Un bel ovni des arts vivants
Par : Annie Dubé
La pièce Les employés est une exploration audacieuse à travers un monde de science-fiction. Il s’agit d’une adaptation pour la scène du roman de l’autrice danoise Olga Ravn (disponible aux Éditions de La Peuplade) mise en scène par Cédric Delorme-Bouchard, et présentée à la salle La Chapelle scènes contemporaines jusqu’au 12 avril 2022.
C’est dans le futur lointain que se déroule ce voyage spatial étonnant, à bord d’un vaisseau où coexistent des humains, des ressemblants (une sorte d’humanoïdes) et des objets. Nous entendons une série de témoignages vocaux défiler, qui expose en rétrospective ce mystérieux environnement aux allures totalitaires.
Une exploration dystopique entre le théâtre et la danse
Cette œuvre atypique, à la scénographie minimaliste, nous suggère un univers sur fond de néant. D’entrée de jeu, quelques lasers suffisent pour incarner les voix qui narrent les réalités des témoins. Au fil du spectacle, ces voix nous apparaissent de plus en plus déconnectées du corps des 5 interprètent qui meublent progressivement la scène, mi-robots, mi-insectes. Leurs mouvements, parfois délicats, parfois créatures, s’animent dans une économie d’artifices, où l’imagination tient un grand rôle.
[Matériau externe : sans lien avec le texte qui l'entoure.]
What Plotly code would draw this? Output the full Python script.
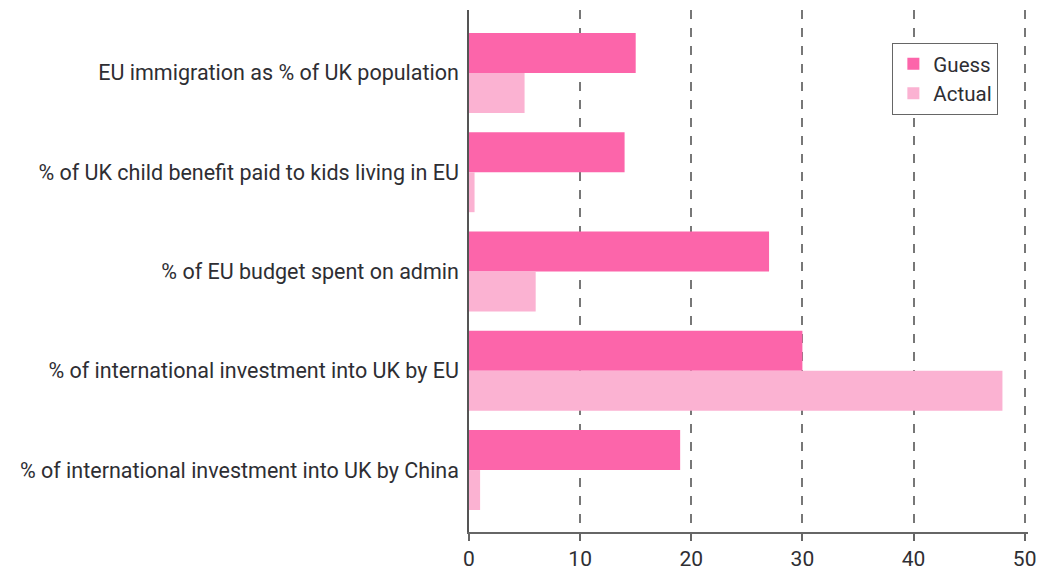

Le spectacle, d’une durée d’à peine plus d’une heure, nous embarque au cœur de sa navette dès le début. C’est une allégorie philosophique sur notre rapport au travail, à la productivité, aux ressources humaines, technologiques et matérielles. On explore la valeur intangible d’une vie humaine à travers un froid technologique.
Nous sommes d’abord déstabilisés par ces voix dissociées qui se racontent et se croisent, ne sachant plus toujours qui parle, est-ce un humain ou une machine ? Parfois glaçants, parfois touchants, leurs mots nous transpercent comme ils nous échappent. Il faut adapter notre attention en conséquence, dans cette atmosphère onirique, pour ne pas partir en orbite dans notre bulle.
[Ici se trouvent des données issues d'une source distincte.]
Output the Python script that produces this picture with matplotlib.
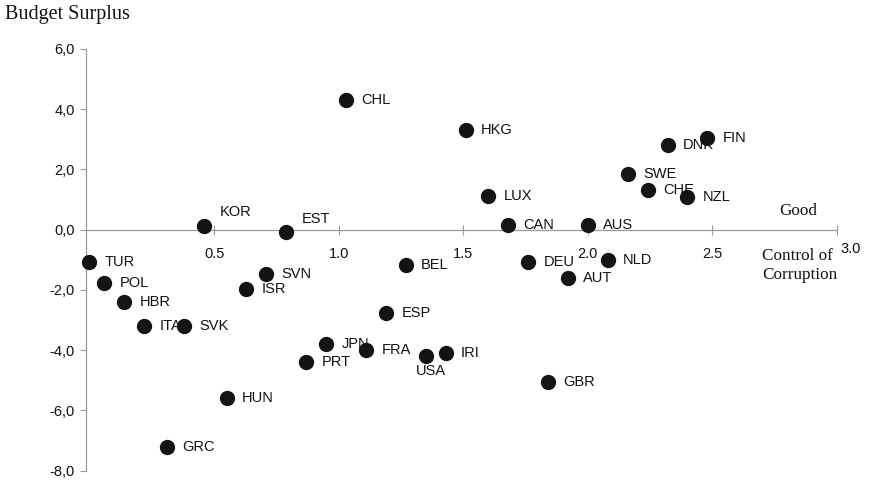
import matplotlib
matplotlib.use("Agg")
import matplotlib.pyplot as plt
from matplotlib.ticker import FuncFormatter

countries = ["TUR", "POL", "HBR", "ITA", "SVK", "HUN", "GRC", "ISR", "SVN", "KOR",
             "EST", "CHL", "HKG", "LUX", "CAN", "BEL", "DEU", "AUT", "ESP", "JPN",
             "FRA", "PRT", "USA", "IRI", "GBR", "AUS", "NLD", "SWE", "CHE", "NZL",
             "DNK", "FIN"]
corruption = [0.00, 0.06, 0.14, 0.22, 0.38, 0.55, 0.31, 0.63, 0.71, 0.46,
              0.79, 1.03, 1.51, 1.60, 1.68, 1.27, 1.76, 1.92, 1.19, 0.95,
              1.11, 0.87, 1.35, 1.43, 1.84, 2.00, 2.08, 2.16, 2.24, 2.40,
              2.32, 2.48]
surplus = [-1.08, -1.77, -2.41, -3.21, -3.21, -5.59, -7.20, -1.98, -1.47, 0.13,
           -0.09, 4.32, 3.32, 1.13, 0.16, -1.17, -1.08, -1.60, -2.78, -3.80,
           -3.99, -4.39, -4.19, -4.10, -5.07, 0.16, -1.00, 1.84, 1.32, 1.10,
           2.81, 3.04]
x_ticks = [0.5, 1.0, 1.5, 2.0, 2.5, 3.0]
y_ticks = [-8, -6, -4, -2, 0, 2, 4, 6]

# label offsets in points (default: right of the dot)
special = {"KOR": (11, 10, "left"), "EST": (11, 10, "left"), "USA": (4, -11, "center")}

sans = "Liberation Sans"
serif = "Liberation Serif"

fig = plt.figure(figsize=(8.69, 4.8), dpi=100)
ax = fig.add_axes([86 / 869, 9.3 / 480, (837 - 86) / 869, (470.7 - 49) / 480])

ax.scatter(corruption, surplus, s=100, color="#141414", zorder=3, clip_on=False)

for name, x, y in zip(countries, corruption, surplus):
    dx, dy, ha = special.get(name, (11, 0, "left"))
    ax.annotate(name, (x, y), xytext=(dx, dy), textcoords="offset points",
                ha=ha, va="center", fontsize=10.5, family=sans, color="#111111")

ax.set_xlim(-0.014, 3.0)
ax.set_ylim(-8, 6)

ax.spines["top"].set_visible(False)
ax.spines["right"].set_visible(False)
ax.spines["bottom"].set_position(("data", 0))
for s in ("left", "bottom"):
    ax.spines[s].set_color("#9a9a9a")
    ax.spines[s].set_linewidth(0.9)

ax.set_yticks(y_ticks)
ax.yaxis.set_major_formatter(FuncFormatter(lambda v, p: f"{v:.1f}".replace(".", ",")))
ax.tick_params(axis="y", direction="out", length=4, color="#9a9a9a", pad=4,
               labelsize=10.5, labelcolor="#111111")

ax.set_xticks(x_ticks)
ax.set_xticklabels([f"{v:.1f}" if v < 3 else "" for v in x_ticks])
ax.tick_params(axis="x", direction="inout", length=7, color="#9a9a9a", pad=9,
               labelsize=10.5, labelcolor="#111111")
for lab in ax.get_xticklabels() + ax.get_yticklabels():
    lab.set_family(sans)

# last x tick label sits a bit to the right in the original
ax.annotate(f"{x_ticks[-1]:.1f}", (x_ticks[-1], 0), xytext=(10, -14),
            textcoords="offset points", ha="center", va="center",
            fontsize=10.5, family=sans, color="#111111", annotation_clip=False)

fig.text(5 / 869, 1 - 15 / 480, "Budget Surplus", family=serif, fontsize=14.5,
         va="center", ha="left", color="#111111")
ax.text(2.77, 0.63, "Good", family=serif, fontsize=12.3, va="center", ha="left",
        color="#111111")
ax.text(2.70, -1.19, "Control of\nCorruption", family=serif, fontsize=12.3,
        va="center", ha="left", linespacing=1.2, color="#111111")

fig.savefig("out.png", dpi=100)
Les entités distinctes finissent par se confondre dans la tête du spectateur, jouant sur l’ambiguïté de l’évolution. On se questionne : est-il possible que la vie artificielle incarne une humanité, tant belle que mauvaise ? Et les humains, naissent-ils le jour de leur naissance, ou plutôt, lorsqu’ils deviennent des employés du système ?
Entre le corps et l’objet
En cette ère de pénurie de main-d’œuvre et d’épuisements professionnels, cette pièce originale inspire une réflexion abstraite sur le sens de nos vies modernes. C’est une occasion de se questionner sur la suite de notre rapport au travail et au monde. Voilà une dystopie futuriste qui ressemble à tout sauf à une vie au bureau autour de la machine à café, et pourtant ! On peut y voir des parallèles effrayants.
Ce spectacle ne sera assurément pas la tasse de thé de tous. Il attisera cependant une flamme mystérieuse chez les cosmonautes qui désirent sortir des chemins battus de la scène. Peut-être que chacun de spectateurs a pu voir un spectacle différent de celui de ses voisins de siège ? La mise en scène sur fond obscure invite à l’introspection et au recul, pour trouver nos repères. On s’y projette assurément pour construire du sens, et on y trouve des échos enfouis en nous à travers cet univers fictif.
Le voyage, loin dans l’espace et hors du quotidien, nous plonge au plus profond de notre humanité… et de notre absence d’humanité.